Selma, who? To be honest, she was pretty forgettable, and we didn’t hear from her much on the first night. Perhaps she’ll make a bigger splash in the coming weeks, but for now, she’s just a middle-of-the-pack contestant.
We may be one of a small few who actually remember Amanda, but she made a big first impression on us. Upon introducing herself to Sean, she suggested that they have a forced awkward moment to “get it out of the way.” Very creative and witty of you, Amanda! The only person who has executed an awkward introduction better than you is Jenna the Blogger from Ben’s season.
Much like Selma, we don’t really remember Katie either. All we know is she’s a yoga instructor who didn’t wear shoes to the cocktail party. Very zen and hippie-like. Alas, Sean gave her a rose early on, so she slides in at number 13.

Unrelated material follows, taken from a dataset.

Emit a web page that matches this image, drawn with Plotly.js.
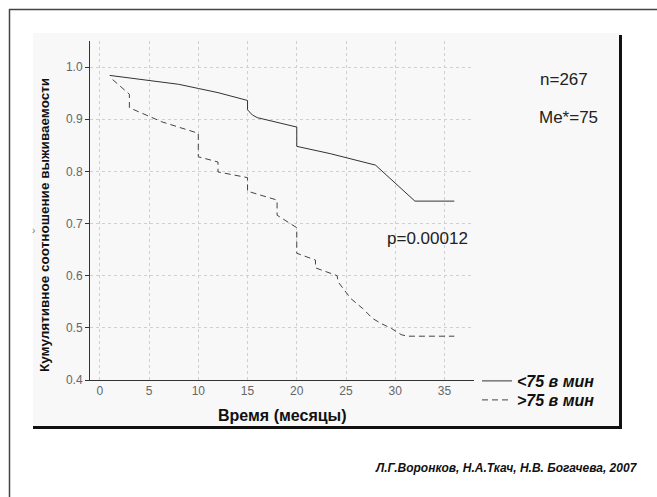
<!DOCTYPE html>
<html>
<head>
<meta charset="utf-8">
<script src="https://cdn.plot.ly/plotly-3.0.1.min.js"></script>
<style>html,body{margin:0;padding:0;background:#fff;}#chart{width:657px;height:497px;}</style>
</head>
<body>
<div id="chart"></div>
<script>
// ---- data ----
const seriesNames = ['<75 в мин', '>75 в мин'];
const monthsLow = [1, 5, 8, 10, 12, 15, 15, 15.5, 16, 20, 20, 23.4, 28, 32, 36];
const survLow   = [0.984, 0.975, 0.967, 0.959, 0.951, 0.936, 0.918, 0.908, 0.903, 0.885, 0.848, 0.834, 0.812, 0.743, 0.743];
const monthsHigh = [1.3, 3, 3, 5, 6.3, 10, 10, 12, 12, 15, 15, 18, 18, 20, 20, 21.9, 21.9, 24.1, 24.2, 25.5, 26.7, 27.7, 28.6, 29.6, 30.6, 31.2, 36];
const survHigh   = [0.976, 0.948, 0.922, 0.905, 0.895, 0.873, 0.828, 0.818, 0.799, 0.788, 0.762, 0.745, 0.716, 0.692, 0.643, 0.630, 0.615, 0.600, 0.588, 0.556, 0.537, 0.518, 0.508, 0.499, 0.487, 0.484, 0.484];
const xTicks = [0, 5, 10, 15, 20, 25, 30, 35];
const yTicks = [0.4, 0.5, 0.6, 0.7, 0.8, 0.9, 1.0];
const xTitle = 'Время (месяцы)';
const yTitle = 'Кумулятивное соотношение выживаемости';
const notes = ['n=267', 'Me*=75', 'p=0.00012'];
const footer = 'Л.Г.Воронков, Н.А.Ткач, Н.В. Богачева, 2007';

// ---- layout helpers (pixel -> paper) ----
const L = 90, R = 474, T = 41, B = 380;
const px = x => (x - L) / (R - L);
const py = y => (B - y) / (B - T);
const FONT = 'Arial, "Liberation Sans", sans-serif';

const traces = [
  {x: monthsLow, y: survLow, name: seriesNames[0], mode: 'lines', type: 'scatter',
   legend: 'legend', line: {color: '#333', width: 1}},
  {x: monthsHigh, y: survHigh, name: seriesNames[1], mode: 'lines', type: 'scatter',
   legend: 'legend2', line: {color: '#444', width: 1, dash: '6px,4px'}}
];

const legFont = {family: FONT, size: 16, color: '#111', weight: 'bold', style: 'italic'};
const legBase = {xanchor: 'left', yanchor: 'middle', bgcolor: 'rgba(0,0,0,0)', borderwidth: 0,
                 font: legFont, itemwidth: 30};

const layout = {
  width: 657, height: 497,
  margin: {l: L, r: 657 - R, t: T, b: 497 - B, pad: 0},
  paper_bgcolor: '#ffffff',
  plot_bgcolor: 'rgba(0,0,0,0)',
  font: {family: FONT, color: '#222'},
  showlegend: true,
  legend: Object.assign({x: px(477), y: py(381)}, legBase),
  legend2: Object.assign({x: px(477), y: py(400)}, legBase),
  xaxis: {range: [-1, 38], tickvals: xTicks, ticktext: xTicks.map(String),
          showgrid: true, gridcolor: '#cfcfcf', griddash: 'dot', gridwidth: 1,
          zeroline: false, showline: true, linecolor: '#333', linewidth: 1,
          ticks: '', tickfont: {family: FONT, size: 12, color: '#666'},
          title: {text: ''}},
  yaxis: {range: [0.4, 1.05], tickvals: yTicks, ticktext: yTicks.map(v => v.toFixed(1)),
          showgrid: true, gridcolor: '#cfcfcf', griddash: 'dot', gridwidth: 1,
          zeroline: false, showline: true, linecolor: '#333', linewidth: 1,
          ticks: 'outside', ticklen: 4, tickcolor: '#333',
          tickfont: {family: FONT, size: 12, color: '#666'}, title: {text: ''}},
  xaxis2: {overlaying: 'x', side: 'top', anchor: 'y', range: [-1, 38], tickvals: xTicks,
           showticklabels: false, ticks: 'inside', ticklen: 4, tickcolor: '#888',
           showline: true, linecolor: '#999', linewidth: 1, showgrid: false, zeroline: false},
  yaxis2: {overlaying: 'y', side: 'right', anchor: 'x', range: [0.4, 1.05], tickvals: yTicks,
           showticklabels: false, ticks: 'outside', ticklen: 4, tickcolor: '#888',
           showline: true, linecolor: '#999', linewidth: 1, showgrid: false, zeroline: false},
  shapes: [
    {type: 'rect', xref: 'paper', yref: 'paper', x0: px(33), x1: px(620), y0: py(33), y1: py(427),
     fillcolor: '#f8f8f8', line: {width: 0}, layer: 'below'},
    {type: 'line', xref: 'paper', yref: 'paper', x0: px(620.5), x1: px(620.5), y0: py(35), y1: py(428.5),
     line: {color: '#111', width: 3}},
    {type: 'line', xref: 'paper', yref: 'paper', x0: px(33), x1: px(622), y0: py(427.5), y1: py(427.5),
     line: {color: '#111', width: 3}},
    {type: 'line', xref: 'paper', yref: 'paper', x0: px(9), x1: px(657), y0: py(9.5), y1: py(9.5),
     line: {color: '#444', width: 1.5}},
    {type: 'line', xref: 'paper', yref: 'paper', x0: px(9.5), x1: px(9.5), y0: py(9), y1: py(497),
     line: {color: '#444', width: 1.5}}
  ],
  annotations: [
    {text: yTitle, xref: 'paper', yref: 'paper', x: px(44), y: py(225), textangle: -90,
     showarrow: false, xanchor: 'center', yanchor: 'middle',
     font: {family: FONT, size: 13.5, color: '#111', weight: 'bold'}},
    {text: xTitle, xref: 'paper', yref: 'paper', x: px(282), y: py(415),
     showarrow: false, xanchor: 'center', yanchor: 'middle',
     font: {family: FONT, size: 16, color: '#111', weight: 'bold'}},
    {text: notes[0], xref: 'paper', yref: 'paper', x: px(538), y: py(80),
     showarrow: false, xanchor: 'left', yanchor: 'middle',
     font: {family: FONT, size: 17, color: '#222'}},
    {text: notes[1], xref: 'paper', yref: 'paper', x: px(537), y: py(117),
     showarrow: false, xanchor: 'left', yanchor: 'middle',
     font: {family: FONT, size: 17, color: '#222'}},
    {text: notes[2], xref: 'paper', yref: 'paper', x: px(385), y: py(238),
     showarrow: false, xanchor: 'left', yanchor: 'middle',
     font: {family: FONT, size: 17, color: '#222'}},
    {text: footer, xref: 'paper', yref: 'paper', x: px(640), y: py(468),
     showarrow: false, xanchor: 'right', yanchor: 'middle',
     font: {family: FONT, size: 12, color: '#111', weight: 'bold', style: 'italic'}},
    {text: '›', xref: 'paper', yref: 'paper', x: px(33), y: py(230),
     showarrow: false, xanchor: 'center', yanchor: 'middle',
     font: {family: FONT, size: 10, color: '#777'}}
  ]
};

Plotly.newPlot('chart', traces, layout, {displayModeBar: false, staticPlot: true});
</script>
</body>
</html>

From here on out, Brooke shall be dubbed “African Princess.” Why? Because she’s quite exotic-looking, and we’re also fairly certain she purred in Sean’s ear upon meeting him. On a completely unrelated note, we noticed that the producers incorrectly spelled Pittsburgh (African Princess’s hometown) as “Pittsburg.” Doesn’t ABC have editors who check and re-check this stuff? Come on. A simple Google search could’ve told you guys how to spell it.
We’ve got a drunk crier on our hands. By the end of the night, Taryn had consumed way too much wine and was starting to get a little emotional. “Sean chose to talk to African Princess over me? Why?! What’s wrong with me? He doesn’t like me. I’m going to be single forever.” Drunk criers usually don’t make it very far on the show, but we’ll see if Taryn can defy the odds.
Diana has two kids and is divorced. We don’t think this eliminates her chances of winning, but it could put her at a disadvantage. It would certainly be much harder for her to pick up her life and move to Dallas, and we think Sean has to take that into consideration. It seems like she really wants to find love, but we don’t expect her to make it far.
To put it nicely, Kristy is one of our least favorite so far. She seems rather arrogant to us, and we wouldn’t be shocked to see her make some pretty callous moves to get extra time with Sean. Kristy thinks her $h!t don’t stink, but you know what does stink? That hair-do she was showing off at the cocktail party. How “America’s Next Top Model” of you, Kristy.
18. Leslie H.
Another forgettable contestant. We literally cannot remember one thing about Leslie, which means she probably didn’t make a huge impression on Sean the first night. Hence, she’s at the bottom of our ranks and will have to work her way up.
This girl gave us a good laugh on Monday night. She got out of the limo, tried to pull off this “sexy walk” and then teach Sean some ridiculous handshake that was confusing as hell. The best part? Daniella tried to speak to Sean in a sultry voice that made her sound like she was on Xanax or tripping on E. As Mr. Duvall, the principal from Mean Girls, would say, “Did your teacher ever try to sell you marijuana or ecstasy tablets?” Irregardless (<– as Gretchen Wieners would say), we don’t expect Daniella to make it far.
20. Ashley P.
We will sincerely miss making fun of the drunken mess that was Ashley P.T.F.O.
This girl’s orange skin and horrible makeup line probably had a lot to do with why she got sent home.
Ah, if only we remembered Lacey, we would make a witty comment about her.
Poor Paige. First, she got eliminated on Bachelor Pad 3 and now she gets rejected by Sean. She can’t cut a break. The fact that she’s a Jumbotron operator should get her major points, no?
25. Ashley H.
Blue eyeshadow + blue prom dress + ghetto accent = a recipe for not getting a rose. You feel me?
Telling Sean that your Dad will break his legs if he breaks your heart is: a) an overused threat, b) definitely not a good idea, or c) all of the above. Umm, we’ll choose “c.”